Paris lies over 850 kilometers from Edinburgh, Scotland. Yet Jvan Morandi never came any closer to the city of lights when he lit a concert this summer by electronic music pioneer Jean Michel Jarre at Palais de L’Elysee.
Relying on close collaboration with his on-the-ground partner Jordan Babev, he made extensive use of programming and remote communications tools to create an exquisitely detailed design even though he had not visited the site for this project (though he was familiar with the French presidential residence.)
Impressed with this achievement, we contacted Morandi, a widely acclaimed Italian-born designer/programmer, now living in Scotland, to discuss the process of remote lighting projects and the long term implications it has for this industry. The owner of Placing Shadows, Morandi shared his insights into this topic with us.
Recently, we saw the beautiful project you did at Palais de L’Elysee. That, of course is in Paris. Yet you worked entirely from Edinburgh, Scotland. How did you accomplish that?
“I designed the stage show set up and dealt with all the pre-production and time coded programming with my partner Jordan Babev, who is based in Milan. I worked remotely from Scotland and coordinated the project with him in Paris along with our production crew. The reason for me going remote in the Paris job was due to the impossible travel arrangements because of COVID restrictions and quarantine.
“Jordan and I have collaborated for the past six or seven years and even before Covid, we already established a remote working workflow. Since Covid we have increased the technology needed to improve our remote working. For remote projects, we use the following: One – VPN based tunnel networks to transmit ArtNet, TC, Audio or MaNet over remote networks. Two – Version Control and Dropbox based file sharing with collaborative tools like Slack or BaseCamp. In 2020 and 2021, most of my projects have been 50 to 100 percent remote.”

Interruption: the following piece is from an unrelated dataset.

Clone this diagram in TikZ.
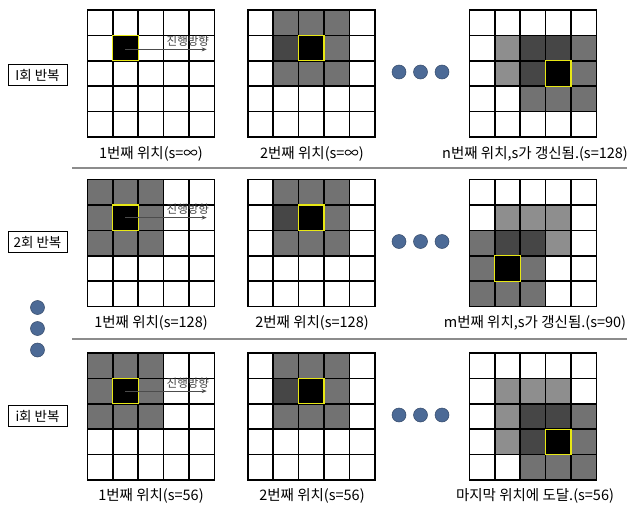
\documentclass[tikz,border=0pt]{standalone}
\usepackage{fontspec}
\setmainfont{Noto Sans CJK KR}
\usetikzlibrary{arrows.meta,positioning}

\definecolor{cellLight}{RGB}{142,142,142}
\definecolor{cellMid}{RGB}{114,114,114}
\definecolor{cellDark}{RGB}{70,70,70}
\definecolor{dotBlue}{RGB}{76,106,150}
\definecolor{markYellow}{RGB}{232,232,20}

\tikzset{
  gridline/.style={line width=1.6pt, black},
  curcell/.style={fill=black, draw=markYellow, line width=1.2pt},
  dirarrow/.style={-{Stealth[length=5pt,width=4pt]}, draw=black!70, line width=1pt},
  dirtext/.style={font=\fontsize{11.5}{12}\selectfont, text=black!75, inner sep=0pt},
  poslabel/.style={font=\fontsize{14.5}{16}\selectfont, inner sep=0pt},
  repbox/.style={draw, line width=0.6pt, font=\fontsize{13.5}{15}\selectfont,
    minimum width=59pt, minimum height=21pt, inner sep=1pt},
  sepline/.style={draw=black!45, line width=1.4pt},
  bigdot/.style={fill=dotBlue, draw=dotBlue!70!black, line width=0.5pt},
}

\begin{document}
\begin{tikzpicture}[x=1pt, y=-1pt]
\useasboundingbox (0,0) rectangle (627,506);

% ---------- 1st iteration ----------
\node[repbox] (rep1) at (37.5,75) {I회 반복};

\begin{scope}[shift={(87.3,10)}, x=25.4pt, y=-25.4pt]
  \draw[gridline] (0,0) rectangle (5,5);
  \foreach \i in {1,...,4} \draw[gridline] (\i,0) -- (\i,5) (0,\i) -- (5,\i);
  \draw[curcell] (1,1) rectangle (2,2);
  \coordinate (s1) at (1.5,1.55);
  \coordinate (e1) at (4.7,1.55);
  \draw[dirarrow] (s1) -- (e1);
  \node[dirtext] (dir1) at (3.96,1.22) {진행방향};
\end{scope}

\begin{scope}[shift={(247.7,10)}, x=25.4pt, y=-25.4pt]
  \foreach \c/\r/\k in {1/0/cellMid, 2/0/cellMid, 3/0/cellMid, 1/1/cellDark, 3/1/cellMid,
                        1/2/cellMid, 2/2/cellMid, 3/2/cellMid}
    \fill[\k] (\c,\r) rectangle +(1,1);
  \draw[gridline] (0,0) rectangle (5,5);
  \foreach \i in {1,...,4} \draw[gridline] (\i,0) -- (\i,5) (0,\i) -- (5,\i);
  \draw[curcell] (2,1) rectangle (3,2);
\end{scope}

\begin{scope}[shift={(469.3,10)}, x=25.4pt, y=-25.4pt]
  \foreach \c/\r/\k in {1/1/cellLight, 2/1/cellDark, 3/1/cellDark, 4/1/cellMid,
                        1/2/cellLight, 2/2/cellDark, 4/2/cellMid,
                        2/3/cellMid, 3/3/cellMid, 4/3/cellMid}
    \fill[\k] (\c,\r) rectangle +(1,1);
  \draw[gridline] (0,0) rectangle (5,5);
  \foreach \i in {1,...,4} \draw[gridline] (\i,0) -- (\i,5) (0,\i) -- (5,\i);
  \draw[curcell] (3,2) rectangle (4,3);
\end{scope}

\foreach \x in {399,420.5,442} \fill[bigdot] (\x,72) circle (7);

\node[poslabel] (pos11) at (151,153.5) {1번째 위치(s=∞)};
\node[poslabel] (pos12) at (312,153.5) {2번째 위치(s=∞)};
\node[poslabel] (pos13) at (535,153.5) {n번째 위치,s가 갱신됨.(s=128)};

\draw[sepline] (72,168) -- (627,168);

% ---------- 2nd iteration ----------
\node[repbox] (rep2) at (37.5,242) {2회 반복};

\begin{scope}[shift={(87.3,179.5)}, x=25.4pt, y=-25.4pt]
  \foreach \c/\r in {0/0, 1/0, 2/0, 0/1, 2/1, 0/2, 1/2, 2/2}
    \fill[cellMid] (\c,\r) rectangle +(1,1);
  \draw[gridline] (0,0) rectangle (5,5);
  \foreach \i in {1,...,4} \draw[gridline] (\i,0) -- (\i,5) (0,\i) -- (5,\i);
  \draw[curcell] (1,1) rectangle (2,2);
  \coordinate (s2) at (1.5,1.5);
  \coordinate (e2) at (4.7,1.5);
  \draw[dirarrow] (s2) -- (e2);
  \node[dirtext] (dir2) at (3.96,1.17) {진행방향};
\end{scope}

\begin{scope}[shift={(247.7,179.5)}, x=25.4pt, y=-25.4pt]
  \foreach \c/\r/\k in {1/0/cellMid, 2/0/cellMid, 3/0/cellMid, 1/1/cellDark, 3/1/cellMid,
                        1/2/cellMid, 2/2/cellMid, 3/2/cellMid}
    \fill[\k] (\c,\r) rectangle +(1,1);
  \draw[gridline] (0,0) rectangle (5,5);
  \foreach \i in {1,...,4} \draw[gridline] (\i,0) -- (\i,5) (0,\i) -- (5,\i);
  \draw[curcell] (2,1) rectangle (3,2);
\end{scope}

\begin{scope}[shift={(469.3,179.5)}, x=25.4pt, y=-25.4pt]
  \foreach \c/\r/\k in {1/1/cellLight, 2/1/cellLight, 3/1/cellLight,
                        0/2/cellMid, 1/2/cellDark, 2/2/cellDark, 3/2/cellLight,
                        0/3/cellMid, 2/3/cellMid,
                        0/4/cellMid, 1/4/cellMid, 2/4/cellMid}
    \fill[\k] (\c,\r) rectangle +(1,1);
  \draw[gridline] (0,0) rectangle (5,5);
  \foreach \i in {1,...,4} \draw[gridline] (\i,0) -- (\i,5) (0,\i) -- (5,\i);
  \draw[curcell] (1,3) rectangle (2,4);
\end{scope}

\foreach \x in {399,420.5,442} \fill[bigdot] (\x,241.5) circle (7);

\node[poslabel] (pos21) at (151,322.5) {1번째 위치(s=128)};
\node[poslabel] (pos22) at (312,322.5) {2번째 위치(s=128)};
\node[poslabel] (pos23) at (535,322.5) {m번째 위치,s가 갱신됨.(s=90)};

\draw[sepline] (72,339) -- (627,339);

% dots between iterations
\foreach \y in {307.5,328.5,350} \fill[bigdot] (37.5,\y) circle (7);

% ---------- i-th iteration ----------
\node[repbox] (rep3) at (37.5,416) {i회 반복};

\begin{scope}[shift={(87.3,353)}, x=25.4pt, y=-25.4pt]
  \foreach \c/\r in {0/0, 1/0, 2/0, 0/1, 2/1, 0/2, 1/2, 2/2}
    \fill[cellMid] (\c,\r) rectangle +(1,1);
  \draw[gridline] (0,0) rectangle (5,5);
  \foreach \i in {1,...,4} \draw[gridline] (\i,0) -- (\i,5) (0,\i) -- (5,\i);
  \draw[curcell] (1,1) rectangle (2,2);
  \coordinate (s3) at (1.5,1.5);
  \coordinate (e3) at (4.7,1.5);
  \draw[dirarrow] (s3) -- (e3);
  \node[dirtext] (dir3) at (3.96,1.17) {진행방향};
\end{scope}

\begin{scope}[shift={(247.7,353)}, x=25.4pt, y=-25.4pt]
  \foreach \c/\r/\k in {1/0/cellMid, 2/0/cellMid, 3/0/cellMid, 1/1/cellDark, 3/1/cellMid,
                        1/2/cellMid, 2/2/cellMid, 3/2/cellMid}
    \fill[\k] (\c,\r) rectangle +(1,1);
  \draw[gridline] (0,0) rectangle (5,5);
  \foreach \i in {1,...,4} \draw[gridline] (\i,0) -- (\i,5) (0,\i) -- (5,\i);
  \draw[curcell] (2,1) rectangle (3,2);
\end{scope}

\begin{scope}[shift={(469.3,353)}, x=25.4pt, y=-25.4pt]
  \foreach \c/\r/\k in {1/1/cellLight, 2/1/cellLight, 3/1/cellLight,
                        1/2/cellLight, 2/2/cellDark, 3/2/cellDark, 4/2/cellMid,
                        1/3/cellLight, 2/3/cellDark, 4/3/cellMid,
                        2/4/cellMid, 3/4/cellMid, 4/4/cellMid}
    \fill[\k] (\c,\r) rectangle +(1,1);
  \draw[gridline] (0,0) rectangle (5,5);
  \foreach \i in {1,...,4} \draw[gridline] (\i,0) -- (\i,5) (0,\i) -- (5,\i);
  \draw[curcell] (3,3) rectangle (4,4);
\end{scope}

\foreach \x in {399,420.5,442} \fill[bigdot] (\x,415) circle (7);

\node[poslabel] (pos31) at (151,495.5) {1번째 위치(s=56)};
\node[poslabel] (pos32) at (312,495.5) {2번째 위치(s=56)};
\node[poslabel] (pos33) at (535,495.5) {마지막 위치에 도달.(s=56)};
\end{tikzpicture}
\end{document}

You mentioned collaborating for the past six or seven years, so you worked remotely before the pandemic?
“Yes. Working mainly on touring shows, the remote component has always been there. We
just had to step it up to cope with the current situation.”
Every road has its dangerous curves, is there any particular mistake or oversight that you have to be extra careful about when working remotely?
“Never assume anything. Assumption is the mother of all problems! Generally clear communication and goal setting – plus scheduling, is extremely important working in remote teams.”
Are there any other challenges involved in working remotely?
“The main challenge is to keep every member of your team on the same page for the entire project. Following the trajectory of the project together keeps the vibe happy and exciting. However, it is not always easy when you just see each other as talking heads on Zoom or Slack.”
Are there any actual advantages of designing remotely? Does it, in an ironic way, free you from distractions so your work is distilled down to the purest design elements?
“I must say that there is some truth in your statement. By working remotely, you can concentrate more on the project without the political/personal component being too heavy. But at the same time you, lose the ‘happy accidents’ that always happen during a face to face working day. This is something that I miss when working remotely.”
Communications with your client must be extra important when working remotely. Any advice on this subject?
“Yes! , Pre-visualization needs to be stepped up to a much higher level. In our case, we make sure to use all of the available tools in 3D and pre-vis and game engines to reach this level.
Now that lockdown restrictions are easing, do you think there will be less working remotely? Or is remote work going to become a permanent part of the industry?
“I feel that the remote component will stay in one form or another; just like Zoom calls will stay as a time/cost saving option to live meetings. For example my Paris project was followed by another remote one: the launch of Genesis Car Brand in the Swiss Alps.”
How does remote designing compare to remote programming? Is one more difficult than the other?
“Remote design is about workflow and communication. Remote programming depends a lot on the technology available and your expertise in network fields.”
What advice would you give to an industry colleague who is working remotely for the first time?
“Start with small and very precise goals, then build from there. Don’t try to do it all in new ways that rely heavily on technology that could let you down any minute. Also, remember Murphy’s law: what can go wrong… will go wrong.”